Question

In the following nuclear reaction X is
\(_{2}^{4}\text{He} + _{7}^{14}\text{N} \rightarrow _{8}^{17}\text{O} + \text{X}\)

• A. Proton
• B. Neutron
• C. Electron
• D. Deuteron

Hint:

Familiarize yourself with the notations for common particles in nuclear physics: \begin{itemize} \item Proton: \(_{1}^{1}\text{p}\) or \(_{1}^{1}\text{H}\) \item Neutron: \(_{0}^{1}\text{n}\) \item Electron (Beta-minus particle): \(_{-1}^{0}\text{e}\) or \(_{-1}^{0}\beta\) \item Positron (Beta-plus particle): \(_{+1}^{0}\text{e}\) or \(_{+1}^{0}\beta\) \item Alpha particle (Helium nucleus): \(_{2}^{4}\text{He}\) or \(_{2}^{4}\alpha\) \item Deuteron (Deuterium nucleus): \(_{1}^{2}\text{H}\) or \(_{1}^{2}\text{D}\) \end{itemize}

Answer 1

The Correct Option is A

Step 1: Understanding the Concept:
In any nuclear reaction, two fundamental quantities must be conserved: the total mass number (A), which is the superscript, and the total atomic number (Z), which is the subscript.
The mass number (A) represents the total number of protons and neutrons in the nucleus.
The atomic number (Z) represents the number of protons.

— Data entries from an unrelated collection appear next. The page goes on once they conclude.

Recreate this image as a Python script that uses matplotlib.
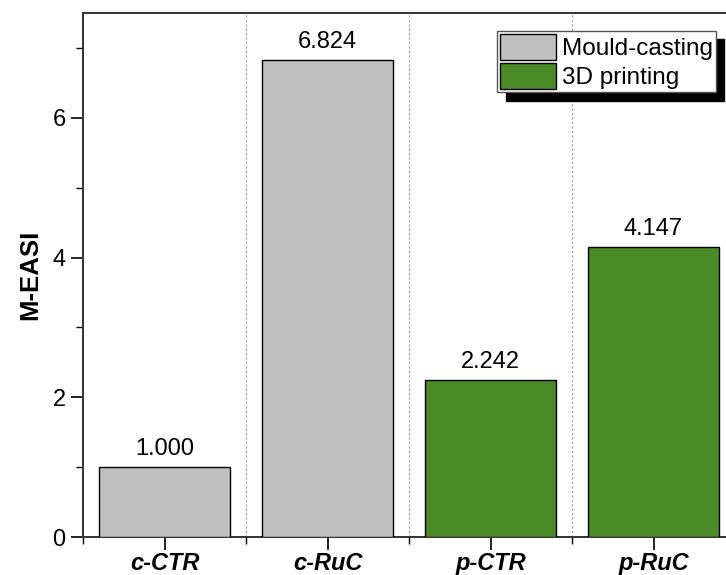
import matplotlib
matplotlib.use("Agg")
import matplotlib.pyplot as plt
from matplotlib.ticker import MultipleLocator, FixedLocator

plt.rcParams['font.family'] = ['Liberation Sans', 'DejaVu Sans']

categories = ['c-CTR', 'c-RuC', 'p-CTR', 'p-RuC']
values = [1.000, 6.824, 2.242, 4.147]
groups = ['Mould-casting', 'Mould-casting', '3D printing', '3D printing']
group_colors = {'Mould-casting': '#C0C0C0', '3D printing': '#4A8A27'}

fig = plt.figure(figsize=(7.26, 5.75), dpi=100)
ax = fig.add_axes([83/726, 1-537/575, 652/726, (537-13)/575])

x = list(range(len(categories)))
handles = {}
for xi, v, g in zip(x, values, groups):
    b = ax.bar(xi, v, width=0.8, color=group_colors[g], edgecolor='black', linewidth=1.0, zorder=3, label=g)
    if g not in handles:
        handles[g] = b
    ax.text(xi, v + 0.1, f"{v:.3f}", ha='center', va='bottom', fontsize=17, zorder=4)

ax.set_xlim(-0.5, 3.5)
ax.set_ylim(0, 7.5)
ax.set_xticks(x)
ax.set_xticklabels(categories, fontsize=15.5, fontweight='bold', fontstyle='italic')
ax.xaxis.set_minor_locator(FixedLocator([-0.5, 0.5, 1.5, 2.5, 3.5]))
ax.yaxis.set_major_locator(MultipleLocator(2))
ax.yaxis.set_minor_locator(MultipleLocator(1))
ax.tick_params(axis='both', which='major', direction='out', length=9, width=1.2, labelsize=17)
ax.tick_params(axis='both', which='minor', direction='out', length=5, width=1.0)
ax.tick_params(axis='x', which='major', pad=1.5)
ax.grid(which='minor', axis='x', linestyle=(0, (2, 2)), color='#999999', linewidth=0.8, zorder=0)
for s in ax.spines.values():
    s.set_linewidth(1.4)
    s.set_color('#333333')
ax.set_ylabel('M-EASI', fontsize=18.5, fontweight='bold', labelpad=7)

leg = ax.legend([handles['Mould-casting'], handles['3D printing']], ['Mould-casting', '3D printing'],
                loc='upper right', bbox_to_anchor=(716/726, 1-31/575), bbox_transform=fig.transFigure,
                fontsize=17.5, frameon=True, fancybox=False, edgecolor='#555555',
                shadow={'color': 'black', 'alpha': 1.0, 'ox': 6, 'oy': -6},
                handlelength=2.3, handleheight=1.3, labelspacing=0.1, handletextpad=0.25,
                borderpad=0.12, borderaxespad=0)
leg.get_frame().set_linewidth(1.0)
leg.set_zorder(10)

fig.savefig('out.png', dpi=100)
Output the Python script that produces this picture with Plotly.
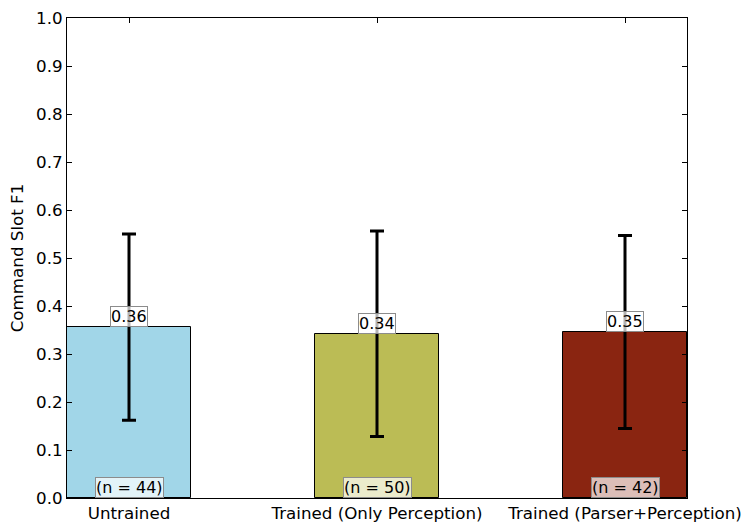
import plotly.graph_objects as go

categories = ["Untrained", "Trained (Only Perception)", "Trained (Parser+Perception)"]
means = [0.356, 0.342, 0.346]
errors = [0.194, 0.214, 0.201]
value_labels = ["0.36", "0.34", "0.35"]
n_labels = ["(n = 44)", "(n = 50)", "(n = 42)"]
colors = ["#a1d6e8", "#bbbc55", "#8a2511"]
y_ticks = [0.0, 0.1, 0.2, 0.3, 0.4, 0.5, 0.6, 0.7, 0.8, 0.9, 1.0]

FONT = "DejaVu Sans"
FS = 16.7
xpos = list(range(len(categories)))

fig = go.Figure()
fig.add_trace(go.Bar(
    x=xpos, y=means, width=0.5,
    marker=dict(color=colors, line=dict(color="black", width=1)),
    error_y=dict(type="data", array=errors, visible=True,
                 color="black", thickness=3, width=7),
    showlegend=False,
))

annotations = []
for i in range(len(categories)):
    for yv, txt in ((means[i], value_labels[i]), (0, n_labels[i])):
        annotations.append(dict(
            x=xpos[i], y=yv, xref="x", yref="y", text=txt,
            showarrow=False, yanchor="bottom", xanchor="center",
            font=dict(family=FONT, size=16, color="black"),
            bgcolor="rgba(255,255,255,0.7)", bordercolor="#8c8c8c",
            borderwidth=1, borderpad=0,
        ))

fig.update_layout(
    width=753, height=532,
    margin=dict(l=67, r=66, t=18, b=34),
    plot_bgcolor="white", paper_bgcolor="white",
    font=dict(family=FONT, size=FS, color="black"),
    bargap=0,
    annotations=annotations,
    xaxis=dict(
        range=[-0.25, 2.25], tickmode="array", tickvals=xpos, ticktext=categories,
        ticks="inside", ticklen=5, tickcolor="black", tickwidth=1,
        showline=True, linecolor="black", linewidth=1, mirror="ticks",
        showgrid=False, zeroline=False, layer="below traces", automargin=False,
        tickfont=dict(family=FONT, size=FS),
    ),
    yaxis=dict(
        range=[0, 1], tickmode="array", tickvals=y_ticks,
        ticktext=[f"{v:.1f}" for v in y_ticks],
        ticks="inside", ticklen=5, tickcolor="black", tickwidth=1,
        showline=True, linecolor="black", linewidth=1, mirror="ticks",
        showgrid=False, zeroline=False, automargin=False,
        tickfont=dict(family=FONT, size=FS),
        title=dict(text="Command Slot F1", font=dict(family=FONT, size=FS), standoff=8),
    ),
)

fig.write_html("out.html")
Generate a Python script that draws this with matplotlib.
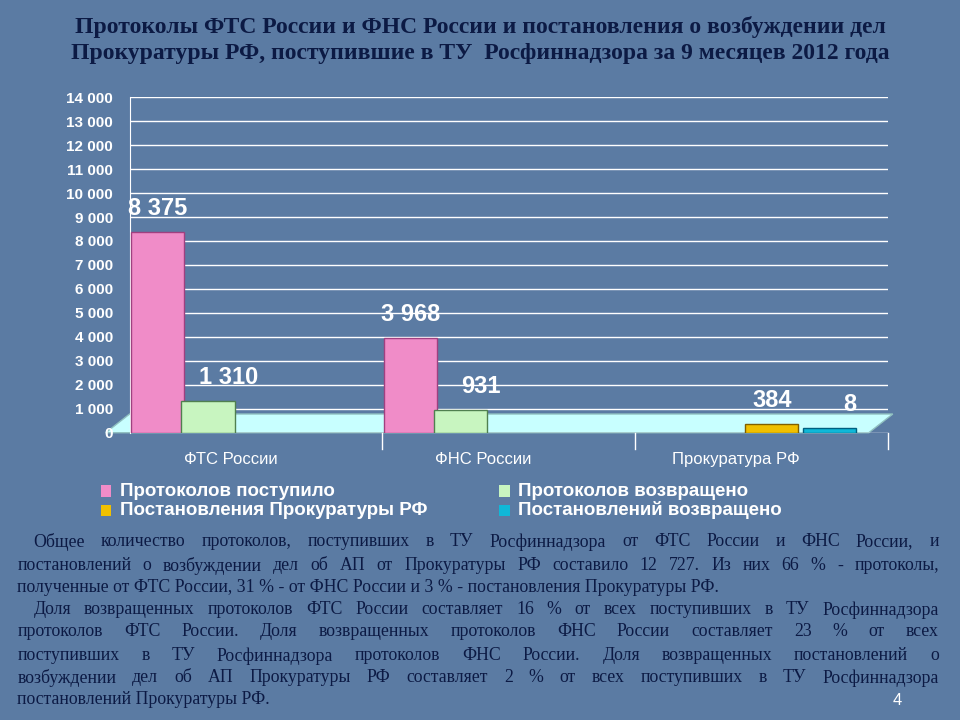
import matplotlib
matplotlib.use("Agg")
import matplotlib.pyplot as plt
from matplotlib.patches import Polygon
import numpy as np

categories = ["ФТС России", "ФНС России", "Прокуратура РФ"]
series_names = ["Протоколов поступило", "Протоколов возвращено",
                "Постановления Прокуратуры РФ", "Постановлений возвращено"]
received = [8375, 3968, 0]
returned = [1310, 931, 0]
prosecutor = [0, 0, 384]
prosecutor_returned = [0, 0, 8]
yticks = list(range(0, 14001, 1000))

colors = ["#f08cc8", "#c8f5c0", "#f0c000", "#10b8d8"]
edges = ["#a04080", "#508050", "#806000", "#006080"]
offsets = [0.11, 0.31, 0.54, 0.77]
BG = "#5b7ba3"

fig = plt.figure(figsize=(9.6, 7.2), dpi=100, facecolor=BG)
fig.text(0.5, 0.962, "Протоколы ФТС России и ФНС России и постановления о возбуждении дел",
         ha="center", va="center", fontsize=17, fontweight="bold",
         family="Liberation Serif", color="#0c1a44")
fig.text(0.5, 0.925, "Прокуратуры РФ, поступившие в ТУ  Росфиннадзора за 9 месяцев 2012 года",
         ha="center", va="center", fontsize=17, fontweight="bold",
         family="Liberation Serif", color="#0c1a44")

ax = fig.add_axes([0.135, 0.399, 0.79, 0.466])
ax.set_facecolor("none")
ax.set_zorder(2)
fig.patches.append(Polygon([[0.11, 0.399], [0.905, 0.399], [0.93, 0.425], [0.135, 0.425]],
                           closed=True, transform=fig.transFigure, facecolor="#c8ffff",
                           edgecolor="#90c0c0", zorder=1))
ax.set_xlim(0, 3)
ax.set_ylim(0, 14000)
ax.set_yticks(yticks)
ax.set_yticklabels([f"{v:,}".replace(",", " ") for v in yticks], color="white",
                   fontsize=11, fontweight="bold", family="Liberation Sans")
ax.tick_params(axis="y", length=0, pad=12)
ax.set_xticks([i + 0.4 for i in range(3)])
ax.set_xticklabels(categories, color="white", fontsize=12, family="Liberation Sans")
ax.tick_params(axis="x", length=0, pad=14)
ax.grid(axis="y", color="white", lw=1)
ax.set_axisbelow(True)
for s in ["top", "right", "bottom"]:
    ax.spines[s].set_visible(False)
ax.spines["left"].set_color("white")
for x in [1, 2, 3]:
    ax.axvline(x, ymin=-0.05, ymax=0, color="white", lw=1, clip_on=False)

data = [received, returned, prosecutor, prosecutor_returned]
for k, vals in enumerate(data):
    for i, v in enumerate(vals):
        if v == 0:
            continue
        h = max(v, 200)
        ax.bar(i + offsets[k], h, width=0.21, color=colors[k], edgecolor=edges[k], lw=1, zorder=3)
        lx = i + offsets[k] + (0.08 if k in (1, 3) else 0)
        ax.text(lx, h + 500, f"{v:,}".replace(",", " "), ha="center", va="bottom",
                fontsize=17, fontweight="bold", color="white", family="Liberation Sans", zorder=5)

leg_pos = [(0.105, 0.318), (0.52, 0.318), (0.105, 0.291), (0.52, 0.291)]
for k, (lx, ly) in enumerate(leg_pos):
    fig.patches.append(Polygon([[lx, ly - 0.008], [lx + 0.011, ly - 0.008], [lx + 0.011, ly + 0.008], [lx, ly + 0.008]],
                               closed=True, transform=fig.transFigure, facecolor=colors[k], edgecolor="none"))
    fig.text(lx + 0.02, ly, series_names[k], va="center", ha="left", fontsize=13.5,
             fontweight="bold", color="white", family="Liberation Sans")

lines = [
    (True, True, "Общее количество протоколов, поступивших в ТУ Росфиннадзора от ФТС России и ФНС России, и"),
    (False, True, "постановлений о возбуждении дел об АП от Прокуратуры РФ составило 12 727. Из них  66 % - протоколы,"),
    (False, False, "полученные от ФТС России, 31 % - от ФНС России и 3 % - постановления Прокуратуры РФ."),
    (True, True, "Доля возвращенных протоколов ФТС России составляет 16 % от всех поступивших в ТУ Росфиннадзора"),
    (False, True, "протоколов ФТС России. Доля возвращенных протоколов ФНС России составляет 23 % от всех"),
    (False, True, "поступивших в ТУ Росфиннадзора протоколов ФНС России. Доля возвращенных постановлений о"),
    (False, True, "возбуждении дел об АП Прокуратуры РФ составляет 2 % от всех поступивших в ТУ Росфиннадзора"),
    (False, False, "постановлений Прокуратуры РФ."),
]
ys = [1 - p / 720 for p in [542, 566, 587, 610, 632, 656, 678, 700]]
renderer = fig.canvas.get_renderer()
right = 0.978
for (ind, just, t), y in zip(lines, ys):
    x0 = 0.035 if ind else 0.018
    kw = dict(ha="left", va="center", fontsize=12.8, family="Liberation Serif", color="#0c1a44")
    if not just:
        fig.text(x0, y, t, **kw)
        continue
    words = t.split()
    objs = [fig.text(0, y, w, **kw) for w in words]
    widths = [o.get_window_extent(renderer).width / fig.bbox.width for o in objs]
    gap = (right - x0 - sum(widths)) / (len(words) - 1)
    xx = x0
    for o, w in zip(objs, widths):
        o.set_x(xx)
        xx += w + gap
fig.text(0.935, 0.027, "4", ha="center", va="center", fontsize=12, color="white",
         family="Liberation Sans")

fig.savefig("out.png", dpi=100, facecolor=BG)
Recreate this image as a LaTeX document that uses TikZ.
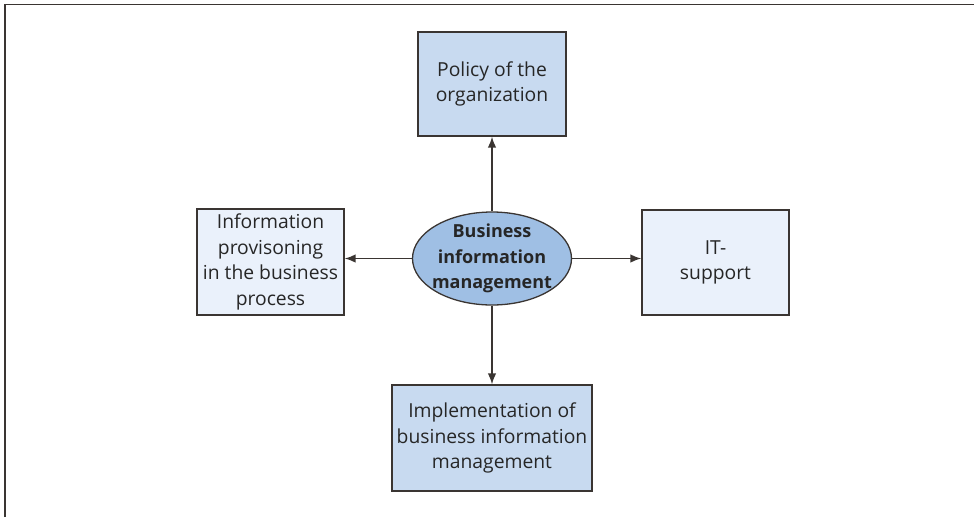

Step 2: Key Formula or Approach:
Let the unknown particle X be represented as \(_{Z}^{A}\text{X}\). The conservation laws can be written as two separate equations:
1. Conservation of Mass Number (A): \(\sum A_{\text{reactants}} = \sum A_{\text{products}}\)
2. Conservation of Atomic Number (Z): \(\sum Z_{\text{reactants}} = \sum Z_{\text{products}}\)

Step 3: Detailed Explanation:
The given nuclear reaction is: \[ _{2}^{4}\text{He} + _{7}^{14}\text{N} \rightarrow _{8}^{17}\text{O} + _{Z}^{A}\text{X} \] Applying Conservation of Mass Number (A):
The sum of mass numbers on the left side (reactants) is \(4 + 14 = 18\).
The sum of mass numbers on the right side (products) is \(17 + A\).
Equating them: \(18 = 17 + A \implies A = 1\).
Applying Conservation of Atomic Number (Z):
The sum of atomic numbers on the left side (reactants) is \(2 + 7 = 9\).
The sum of atomic numbers on the right side (products) is \(8 + Z\).
Equating them: \(9 = 8 + Z \implies Z = 1\).
The unknown particle X has a mass number \(A=1\) and an atomic number \(Z=1\). A particle with one proton and a mass number of 1 is a proton (\(_{1}^{1}\text{p}\) or \(_{1}^{1}\text{H}\)).

Step 4: Final Answer:
The particle X is a proton. Therefore, option (A) is correct.